Adaptive isoline interval optimization for precise contour segmentation and instance-level detection of martian impact craters

Abstract

This study presents an adaptive method for optimizing isoline intervals for semantic segmentation and object detection of Martian impact crater contours based on Mars HRSC DEM data. The method uses an isoline interval division technique to improve the discernibility of terrain boundary features. This enhancement enables effective tracking and detection of closed contours of impact craters within the detection box. An energy function is designed for precise crater contouring, and a Bayesian optimization algorithm is applied to adaptively adjust contour intervals and optimize the contours. To address inaccuracies in the detection box, the paper proposes a progressively iterative correction method for refining impact crater target boxes.

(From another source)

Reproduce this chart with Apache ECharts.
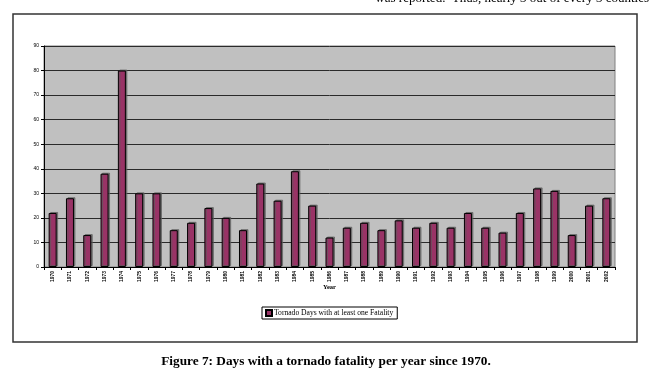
<!DOCTYPE html>
<html><head><meta charset="utf-8">
<script src="https://cdn.jsdelivr.net/npm/echarts@6/dist/echarts.min.js"></script>
<style>html,body{margin:0;padding:0;background:#fff}#c{width:652px;height:391px}</style>
</head><body><div id="c"></div>
<script>
const years = ['1970','1971','1972','1973','1974','1975','1976','1977','1978','1979','1980','1981','1982','1983','1984','1985','1986','1987','1988','1989','1990','1991','1992','1993','1994','1995','1996','1997','1998','1999','2000','2001','2002'];
const fatalityDays = [22,28,13,38,80,30,30,15,18,24,20,15,34,27,39,25,12,16,18,15,19,16,18,16,22,16,14,22,32,31,13,25,28];
const seriesName = 'Tornado Days with at least one Fatality';
const yTicks = {min:0, max:90, interval:10};
const captionText = 'Figure 7: Days with a tornado fatality per year since 1970.';
const topText = 'was reported.  Thus, nearly 3 out of every 3 counties';

const chart = echarts.init(document.getElementById('c'), null, {renderer:'canvas'});
chart.setOption({
  animation:false,
  backgroundColor:'#fff',
  grid:{left:44, top:46, right:37, bottom:124, show:true, backgroundColor:'#c0c0c0', borderColor:'#808080', borderWidth:1},
  xAxis:{
    type:'category', data:years,
    name:'Year', nameLocation:'middle', nameGap:17, nameMoveOverlap:false,
    nameTextStyle:{fontFamily:'Liberation Serif', fontSize:6.5, fontWeight:'bold', color:'#000'},
    axisLine:{show:true, lineStyle:{color:'#000', width:1}},
    axisTick:{show:true, alignWithLabel:false, length:3, lineStyle:{color:'#000'}},
    axisLabel:{rotate:90, fontSize:5, fontWeight:'bold', fontFamily:'Liberation Sans', color:'#000', margin:4, interval:0}
  },
  yAxis:{
    type:'value', min:yTicks.min, max:yTicks.max, interval:yTicks.interval,
    axisLine:{show:true, lineStyle:{color:'#000', width:1}},
    axisTick:{show:true, length:3, lineStyle:{color:'#000'}},
    axisLabel:{fontSize:5, fontFamily:'Liberation Sans', color:'#000', margin:5},
    splitLine:{show:true, lineStyle:{color:'#2a2a2a', width:1}}
  },
  legend:{
    left:262, top:307, orient:'horizontal',
    borderColor:'#000', borderWidth:1, padding:[2,4,2,3],
    itemWidth:6, itemHeight:6, itemGap:2,
    icon:'rect',
    textStyle:{fontFamily:'Liberation Serif', fontSize:7.6, color:'#000', padding:[0,0,0,-3]},
    data:[seriesName]
  },
  series:[{
    type:'bar', name:seriesName, data:fatalityDays, barWidth:8,
    itemStyle:{color:'#993366', borderColor:'#000', borderWidth:1, shadowColor:'rgba(90,90,90,0.7)', shadowOffsetX:1.5, shadowOffsetY:-1, shadowBlur:0}
  }],
  graphic:[
    {type:'rect', shape:{x:13, y:14, width:624, height:328}, style:{fill:'none', stroke:'#333', lineWidth:1.5}, z:-10},
    {type:'text', left:'center', top:355, style:{text:captionText, font:'bold 13.3px "Liberation Serif"', fill:'#000'}},
    {type:'text', right:3, top:-8, style:{text:topText, font:'13px "Liberation Serif"', fill:'#000'}}
  ]
});
</script></body></html>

This method adjusts the width and height of the target box during iterations to make the bounding box tighten and fully enclose the impact crater. The position and size of the detection box are automatically optimized, thereby improving its accuracy. A pre-trained Segment Anything Model (SAM) is used to segment the morphological structures of the impact crater. Experimental results show that, for Martian impact craters larger than 3 km in the study area using Mars HRSC DEM data, the contouring accuracy achieved an mIoU of 69.75% and an mF1-Score of 80.51%. This substantially outperforms the performance of traditional watershed and depression filling contouring methods. The correction method improves the mIoU accuracy of bounding boxes within the study area by 7.49% for the YOLOv8 object detection network and 15.28% for the Robbins crater catalog database. The resulting high-precise crater contours, bounding boxes, and internal morphological features provide valuable inputs for deep space exploration and planetary science.